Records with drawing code
╔══

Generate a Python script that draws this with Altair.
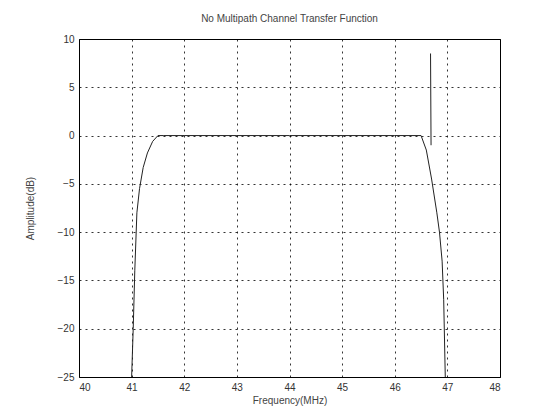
import altair as alt
import pandas as pd

# Channel transfer function
freq_main = [41.0, 41.03, 41.06, 41.1, 41.15, 41.22, 41.3, 41.4, 41.5, 41.6,
             42.0, 43.0, 44.0, 45.0, 46.0, 46.5, 46.6, 46.7, 46.8, 46.85,
             46.9, 46.93, 46.96]
amp_main = [-25, -20, -14, -8, -5.5, -3.3, -1.8, -0.6, 0, 0,
            0, 0, 0, 0, 0, 0, -1.5, -4.5, -8, -10,
            -13, -17, -25]
freq_spike = [46.68, 46.69]
amp_spike = [8.5, -1]

x_ticks = [40, 41, 42, 43, 44, 45, 46, 47, 48]
y_ticks = [10, 5, 0, -5, -10, -15, -20, -25]

df = pd.concat([
    pd.DataFrame({"f": freq_main, "a": amp_main, "seg": "main"}),
    pd.DataFrame({"f": freq_spike, "a": amp_spike, "seg": "spike"}),
])

x_enc = alt.X("f:Q", scale=alt.Scale(domain=[40, 48], nice=False),
              axis=alt.Axis(values=x_ticks, title="Frequency(MHz)", format="d"))
y_enc = alt.Y("a:Q", scale=alt.Scale(domain=[-25, 10], nice=False),
              axis=alt.Axis(values=y_ticks, title="Amplitude(dB)", format="d"))

line = alt.Chart(df).mark_line(color="#222222", strokeWidth=1).encode(
    x=x_enc, y=y_enc, detail="seg:N"
)

chart = line.properties(
    width=421, height=338,
    title=alt.TitleParams("No Multipath Channel Transfer Function",
                          fontSize=10, fontWeight="normal", color="#444444",
                          font="Liberation Sans", offset=10),
    autosize=alt.AutoSizeParams(type="none"),
    padding={"left": 79, "top": 39, "right": 41, "bottom": 40},
).configure_view(
    stroke="black", strokeWidth=1
).configure_axis(
    grid=True, gridColor="black", gridDash=[2, 4], gridOpacity=0.8, gridWidth=1,
    domain=False, ticks=False,
    labelFont="Liberation Sans", labelFontSize=10, labelColor="#333333",
    titleFont="Liberation Sans", titleFontSize=10, titleFontWeight="normal",
    titleColor="#444444", labelPadding=5,
).configure_axisY(
    titlePadding=22
).configure_axisX(
    titlePadding=3
)

chart.save("out.html", embed_options={"renderer": "svg", "actions": False})
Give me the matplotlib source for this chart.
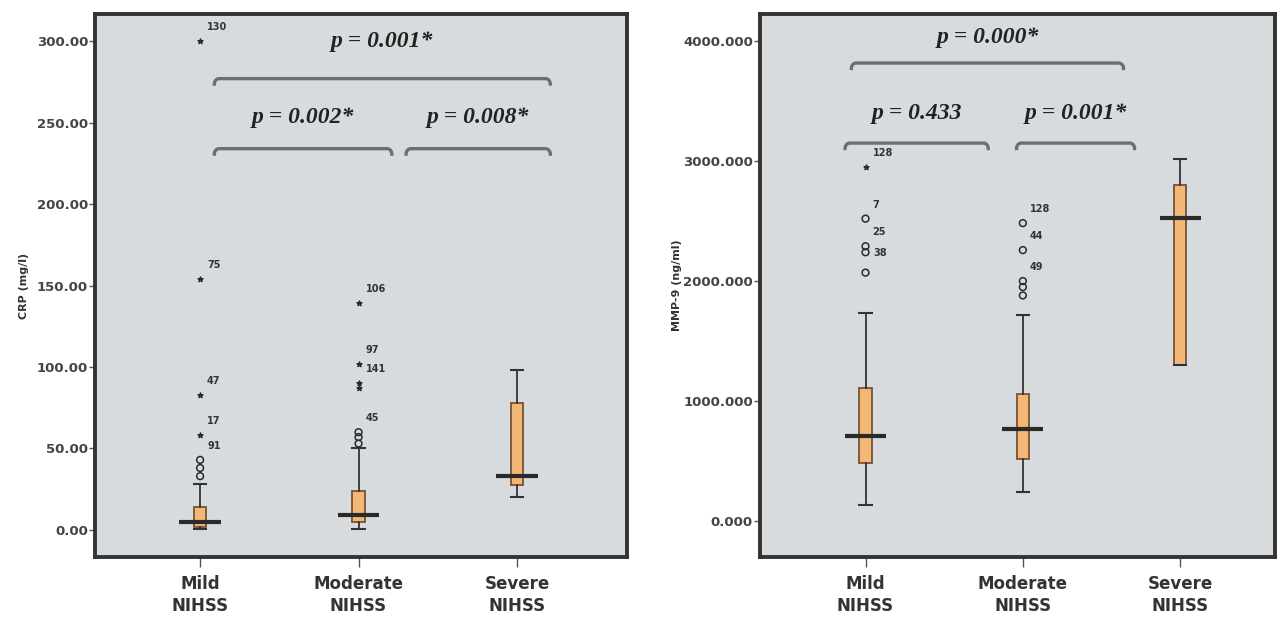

╚══

Retype the whole listing exactly and leave the pictures out.

Generate a Python script that draws this with Altair.
import altair as alt
import pandas as pd

# Channel transfer function
freq_main = [41.0, 41.03, 41.06, 41.1, 41.15, 41.22, 41.3, 41.4, 41.5, 41.6,
             42.0, 43.0, 44.0, 45.0, 46.0, 46.5, 46.6, 46.7, 46.8, 46.85,
             46.9, 46.93, 46.96]
amp_main = [-25, -20, -14, -8, -5.5, -3.3, -1.8, -0.6, 0, 0,
            0, 0, 0, 0, 0, 0, -1.5, -4.5, -8, -10,
            -13, -17, -25]
freq_spike = [46.68, 46.69]
amp_spike = [8.5, -1]

x_ticks = [40, 41, 42, 43, 44, 45, 46, 47, 48]
y_ticks = [10, 5, 0, -5, -10, -15, -20, -25]

df = pd.concat([
    pd.DataFrame({"f": freq_main, "a": amp_main, "seg": "main"}),
    pd.DataFrame({"f": freq_spike, "a": amp_spike, "seg": "spike"}),
])

x_enc = alt.X("f:Q", scale=alt.Scale(domain=[40, 48], nice=False),
              axis=alt.Axis(values=x_ticks, title="Frequency(MHz)", format="d"))
y_enc = alt.Y("a:Q", scale=alt.Scale(domain=[-25, 10], nice=False),
              axis=alt.Axis(values=y_ticks, title="Amplitude(dB)", format="d"))

line = alt.Chart(df).mark_line(color="#222222", strokeWidth=1).encode(
    x=x_enc, y=y_enc, detail="seg:N"
)

chart = line.properties(
    width=421, height=338,
    title=alt.TitleParams("No Multipath Channel Transfer Function",
                          fontSize=10, fontWeight="normal", color="#444444",
                          font="Liberation Sans", offset=10),
    autosize=alt.AutoSizeParams(type="none"),
    padding={"left": 79, "top": 39, "right": 41, "bottom": 40},
).configure_view(
    stroke="black", strokeWidth=1
).configure_axis(
    grid=True, gridColor="black", gridDash=[2, 4], gridOpacity=0.8, gridWidth=1,
    domain=False, ticks=False,
    labelFont="Liberation Sans", labelFontSize=10, labelColor="#333333",
    titleFont="Liberation Sans", titleFontSize=10, titleFontWeight="normal",
    titleColor="#444444", labelPadding=5,
).configure_axisY(
    titlePadding=22
).configure_axisX(
    titlePadding=3
)

chart.save("out.html", embed_options={"renderer": "svg", "actions": False})
Give me the matplotlib source for this chart.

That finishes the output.